Responding to your husband’s sexual advances will build his sexual confidence and make him more tender and attentive. He will become a confident lover who pleases you in mature, appropriate ways. Although a wife typically needs tenderness before sex, a husband often needs a sexual release to experience tenderness.

“And remember,” writes Shaunti Feldhahn in her book For Women Only, “if you do respond physically but do it just to meet his needs without getting engaged, you’re not actually meeting his needs. In fact, you might as well send him out to clip the hedges. So enjoy God’s intimate gift, and make the most of it!”

Challenge Extended

Men, our challenge for you this month is to practice nonsexual touch with your wife. While you’re watching TV, offer a backrub—a good one! Try to help soothe the effects of stress from her busy day and let her feel completely relaxed. If back rubs aren’t your wife’s cup of tea, do more of whatever she likes—hold her hand, put your arm around her, play with her hair. And of course, part of this challenge is to do these things without strings attached. Simply do them because they relax your wife and make her feel safe and let her enjoy being with you. We hope nonsexual touch will lead to more frequent and better intimacy with your wife by replenishing her energy and her spirit…but don’t make sex the end goal.

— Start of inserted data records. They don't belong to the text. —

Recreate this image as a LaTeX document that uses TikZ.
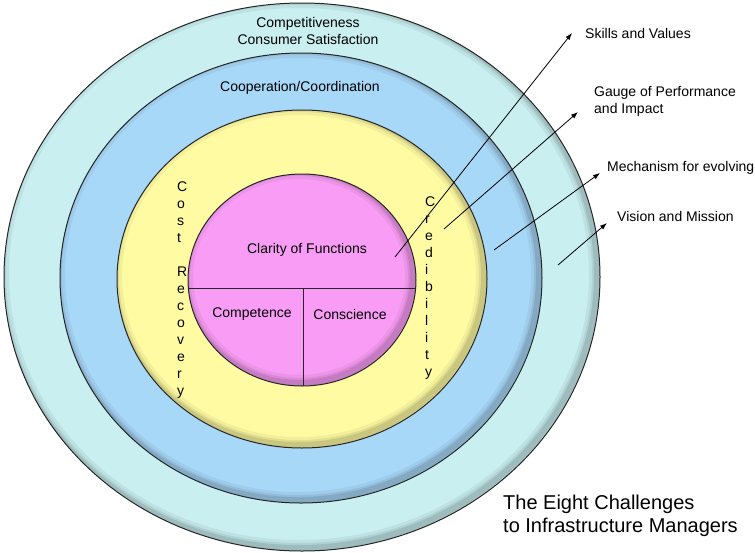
\documentclass[tikz,border=0pt]{standalone}
\usepackage{fontspec}
\setmainfont{Liberation Sans}
\usepackage{tikz}
\usetikzlibrary{arrows.meta,calc,positioning}

\definecolor{anelloA}{HTML}{C9EFF1}
\definecolor{anelloB}{HTML}{A8D8F8}
\definecolor{anelloC}{HTML}{FFFBA3}
\definecolor{anelloD}{HTML}{F99CF5}

\begin{document}
\begin{tikzpicture}[x=1pt, y=-1pt,
  bordo/.style={draw=black!85, line width=1pt},
  testo/.style={font=\fontsize{14}{17}\selectfont, inner sep=0pt, align=center},
  etich/.style={font=\fontsize{14}{17}\selectfont, inner sep=0pt, align=left, anchor=west},
  lettera/.style={font=\fontsize{14}{17}\selectfont, inner sep=0pt, anchor=base west},
  freccia/.style={-{Latex[length=7pt,width=5pt]}, line width=0.8pt}]

\useasboundingbox (0,0) rectangle (755,552);

% Anelli concentrici, dal piu' esterno al cuore
\foreach \cx/\cy/\rx/\ry/\col in {302/277/298/274/anelloA, 301/278/241/225/anelloB,
                                  302/279/185/169/anelloC, 302/280/114/106/anelloD} {
  \fill[\col] (\cx,\cy) ellipse [x radius=\rx, y radius=\ry];
  \begin{scope}
    \clip (\cx,\cy) ellipse [x radius=\rx, y radius=\ry];
    \foreach \w/\o in {16/0.05, 10/0.07, 6/0.1}
      \draw[black, opacity=\o, line width=\w pt]
        ([xshift=-3pt, yshift=3pt]\cx,\cy) ellipse [x radius=\rx, y radius=\ry];
  \end{scope}
  \draw[bordo] (\cx,\cy) ellipse [x radius=\rx, y radius=\ry];
}

% Divisioni del cuore
\coordinate (cuore) at (302,280);
\begin{scope}
  \clip (cuore) ellipse [x radius=114, y radius=106];
  \draw[black!85, line width=0.8pt] (180,288) -- (425,288);
  \draw[black!85, line width=0.8pt] (303,288) -- (303,400);
\end{scope}

% Testi negli anelli
\node[testo] (compet) at (308,31) {Competitiveness\\Consumer Satisfaction};
\node[testo] (coop) at (300,88) {Cooperation/Coordination};
\node[testo] (clarity) at (307,250) {Clarity of Functions};
\node[testo] (competence) at (252,314) {Competence};
\node[testo] (conscience) at (350,314) {Conscience};

% Scritte verticali
\foreach \ch [count=\i] in {C,o,s,t,{},R,e,c,o,v,e,r,y}
  \node[lettera] (cost-\i) at (177, {191+17*(\i-1)}) {\ch};
\foreach \ch [count=\i] in {C,r,e,d,i,b,i,l,i,t,y}
  \node[lettera] (cred-\i) at (425, {206+17*(\i-1)}) {\ch};

% Etichette a destra
\node[etich] (skills) at (585,33) {Skills and Values};
\node[etich] (gauge) at (594,101) {Gauge of Performance\\and Impact};
\node[etich] (mech) at (607,168) {Mechanism for evolving};
\node[etich] (vision) at (617,216) {Vision and Mission};

% Frecce verso le etichette
\coordinate (s1) at (395,257);
\coordinate (s2) at (444,229);
\coordinate (s3) at (494,250);
\coordinate (s4) at (558,265);
\draw[freccia] (s1) -- ([xshift=-13pt]skills.west);
\draw[freccia] (s2) -- ([xshift=-16pt, yshift=-11pt]gauge.west);
\draw[freccia] (s3) -- ([xshift=-7pt, yshift=-5pt]mech.west);
\draw[freccia] (s4) -- ([xshift=-10pt, yshift=-7pt]vision.west);

% Titolo
\node[font=\fontsize{20}{23.5}\selectfont, inner sep=0pt, align=left, anchor=west]
  (titolo) at (503,516) {The Eight Challenges\\to Infrastructure Managers};

\end{tikzpicture}
\end{document}
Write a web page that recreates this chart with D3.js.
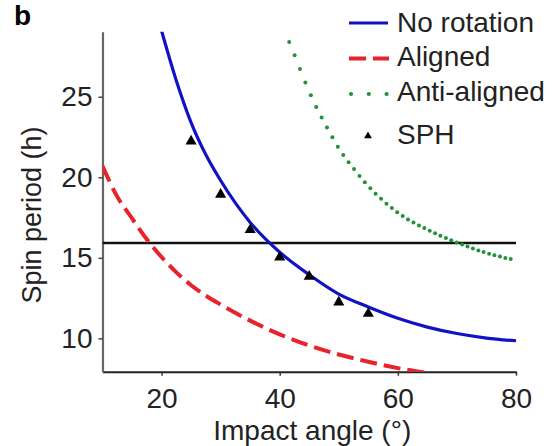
<!DOCTYPE html>
<html>
<head>
<meta charset="utf-8">
<script src="https://cdn.jsdelivr.net/npm/d3@7"></script>
<style>
  body { margin: 0; background: #fff; }
  svg text { font-family: "Liberation Sans", Arial, Helvetica, sans-serif; fill: #222; }
</style>
</head>
<body>
<script>
// values
var xTicks = [20, 40, 60, 80];
var yTicks = [10, 15, 20, 25];

var noRotAngle  = [20, 22.5, 25, 27.5, 30, 35, 40, 45, 50, 55, 60, 65, 70, 75, 80];
var noRotPeriod = [29.1, 26.0, 23.4, 21.4, 19.8, 17.2, 15.35, 13.95, 12.75, 11.95, 11.25, 10.7, 10.3, 10.02, 9.85];

var alignedAngle  = [10, 12.5, 15, 17.5, 20, 22.5, 25, 27.5, 30, 35, 40, 45, 50, 55, 60, 65];
var alignedPeriod = [20.7, 18.8, 17.45, 16.15, 15.05, 14.1, 13.3, 12.65, 12.1, 11.1, 10.25, 9.55, 9.0, 8.55, 8.15, 7.85];

var antiAngle  = [41.6, 42.5, 44, 46, 48, 50, 52.5, 55, 57.5, 60, 65, 70, 75, 80];
var antiPeriod = [28.4, 27.6, 26.2, 24.5, 23.1, 21.8, 20.55, 19.45, 18.55, 17.8, 16.75, 15.95, 15.3, 14.85];

var sphAngle  = [25, 30, 35, 40, 45, 50, 55];
var sphPeriod = [22.3, 19.0, 16.8, 15.1, 13.9, 12.3, 11.6];

var refPeriod = 15.92;

var legendLabels = ["No rotation", "Aligned", "Anti-aligned", "SPH"];

var W = 557, H = 446;
var margin = {top: 31.7, left: 102.5},
    w = 413.5,
    h = 340;

var blue = "#1212c4", red = "#e8232b", green = "#23913c";

function drawChart() {
	var svg = d3.select("body").append("svg")
		.attr("width", W)
		.attr("height", H);

	var xScale = d3.scaleLinear().domain([10, 80]).range([0, w]);
	var yScale = d3.scaleLinear().domain([7.93, 29.04]).range([h, 0]);

	var g = svg.append("g")
		.attr("transform", "translate(" + margin.left + "," + margin.top + ")");

	svg.append("defs").append("clipPath").attr("id", "plotClip")
		.append("rect").attr("x", 0).attr("y", 0).attr("width", w).attr("height", h);

	/*Axes*/
	var xAxis = d3.axisBottom(xScale).tickValues(xTicks).tickSize(4).tickSizeOuter(0).tickPadding(12);
	var yAxis = d3.axisLeft(yScale).tickValues(yTicks).tickSize(4).tickSizeOuter(0).tickPadding(6);

	var gx = g.append("g")
		.attr("transform", "translate(0," + h + ")")
		.call(xAxis);
	gx.select(".domain").attr("stroke", "#222").attr("stroke-width", 2);
	gx.selectAll(".tick line").attr("stroke", "#333").attr("stroke-width", 1.5);
	gx.selectAll(".tick text").style("font-size", "28px");

	var gy = g.append("g").call(yAxis);
	gy.select(".domain").attr("stroke", "#666").attr("stroke-width", 2.2);
	gy.selectAll(".tick line").attr("stroke", "#444").attr("stroke-width", 1.5);
	gy.selectAll(".tick text").style("font-size", "28px");

	var plot = g.append("g").attr("clip-path", "url(#plotClip)");

	var line = d3.line()
		.x(function(d) { return xScale(d[0]); })
		.y(function(d) { return yScale(d[1]); })
		.curve(d3.curveMonotoneX);

	/*Reference spin period*/
	plot.append("line")
		.attr("x1", 0).attr("x2", w)
		.attr("y1", yScale(refPeriod)).attr("y2", yScale(refPeriod))
		.attr("stroke", "#111").attr("stroke-width", 2.6);

	/*Aligned*/
	plot.append("path")
		.attr("d", line(d3.zip(alignedAngle, alignedPeriod)))
		.attr("fill", "none")
		.attr("stroke", red)
		.attr("stroke-width", 4)
		.attr("stroke-dasharray", "17,7");

	/*Anti-aligned, dots evenly spaced in x like the original markers*/
	var antiPath = plot.append("path")
		.attr("d", line(d3.zip(antiAngle, antiPeriod)))
		.attr("fill", "none")
		.attr("stroke", "none");
	var node = antiPath.node(),
		L = node.getTotalLength(),
		nextX = xScale(antiAngle[0]),
		dots = [];
	for (var s = 0; s <= L; s += 0.25) {
		var p = node.getPointAtLength(s);
		if (p.x >= nextX) {
			dots.push(p);
			nextX += 5.4;
		}
	}
	plot.selectAll("circle.anti")
		.data(dots)
		.enter()
		.append("circle")
		.attr("class", "anti")
		.attr("cx", function(d) { return d.x; })
		.attr("cy", function(d) { return d.y; })
		.attr("r", 2)
		.attr("fill", green);

	/*No rotation*/
	plot.append("path")
		.attr("d", line(d3.zip(noRotAngle, noRotPeriod)))
		.attr("fill", "none")
		.attr("stroke", blue)
		.attr("stroke-width", 3.2);

	/*SPH points*/
	var tri = d3.symbol().type(d3.symbolTriangle).size(54);
	g.selectAll("path.sph")
		.data(d3.zip(sphAngle, sphPeriod))
		.enter()
		.append("path")
		.attr("class", "sph")
		.attr("d", tri)
		.attr("transform", function(d) {
			return "translate(" + xScale(d[0]) + "," + (yScale(d[1]) + 1) + ")";
		})
		.attr("fill", "#000");

	/*Titles*/
	svg.append("text")
		.attr("x", margin.left + w / 2 + 3)
		.attr("y", 440)
		.attr("text-anchor", "middle")
		.style("font-size", "28px")
		.text("Impact angle (°)");

	svg.append("text")
		.attr("transform", "translate(41,215) rotate(-90)")
		.attr("text-anchor", "middle")
		.style("font-size", "27px")
		.text("Spin period (h)");

	svg.append("text")
		.attr("x", 14)
		.attr("y", 25)
		.style("font-size", "28px")
		.style("font-weight", "bold")
		.style("fill", "#000")
		.text("b");

	/*Legend*/
	var lx = 349, tx = 397;
	var rowY = [23, 58.5, 94, 135];
	var baseY = [31.5, 66, 101, 144];

	svg.append("line")
		.attr("x1", lx).attr("x2", lx + 39)
		.attr("y1", rowY[0]).attr("y2", rowY[0])
		.attr("stroke", blue).attr("stroke-width", 3.2);
	svg.append("line")
		.attr("x1", lx).attr("x2", lx + 40)
		.attr("y1", rowY[1]).attr("y2", rowY[1])
		.attr("stroke", red).attr("stroke-width", 4)
		.attr("stroke-dasharray", "17,7");
	svg.selectAll("circle.legdot")
		.data([0, 1, 2])
		.enter()
		.append("circle")
		.attr("class", "legdot")
		.attr("cx", function(d) { return lx + 2 + d * 17.8; })
		.attr("cy", rowY[2])
		.attr("r", 2.1)
		.attr("fill", green);
	svg.append("path")
		.attr("d", d3.symbol().type(d3.symbolTriangle).size(26))
		.attr("transform", "translate(368," + (rowY[3] + 1) + ")")
		.attr("fill", "#000");

	svg.selectAll("text.leg")
		.data(legendLabels)
		.enter()
		.append("text")
		.attr("class", "leg")
		.attr("x", tx)
		.attr("y", function(d, i) { return baseY[i]; })
		.style("font-size", "28px")
		.text(function(d) { return d; });
}

drawChart();
</script>
</body>
</html>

Women, our challenge for you this month is to just say yes! When your husband asks for sex, try to respond yes as much as you possibly can. If you have a checklist to get done by the end of the day and sex just doesn’t seem to fit in, ask for help and let your husband know that if you get it done, you can relax and enjoy intimacy together. Most likely he’ll be happy to help! Remember that your responsiveness builds confidence and makes your husband feel more secure...which in turn will give you both more confidence and security in your relationship. Your “yes” plays an important role in your marriage!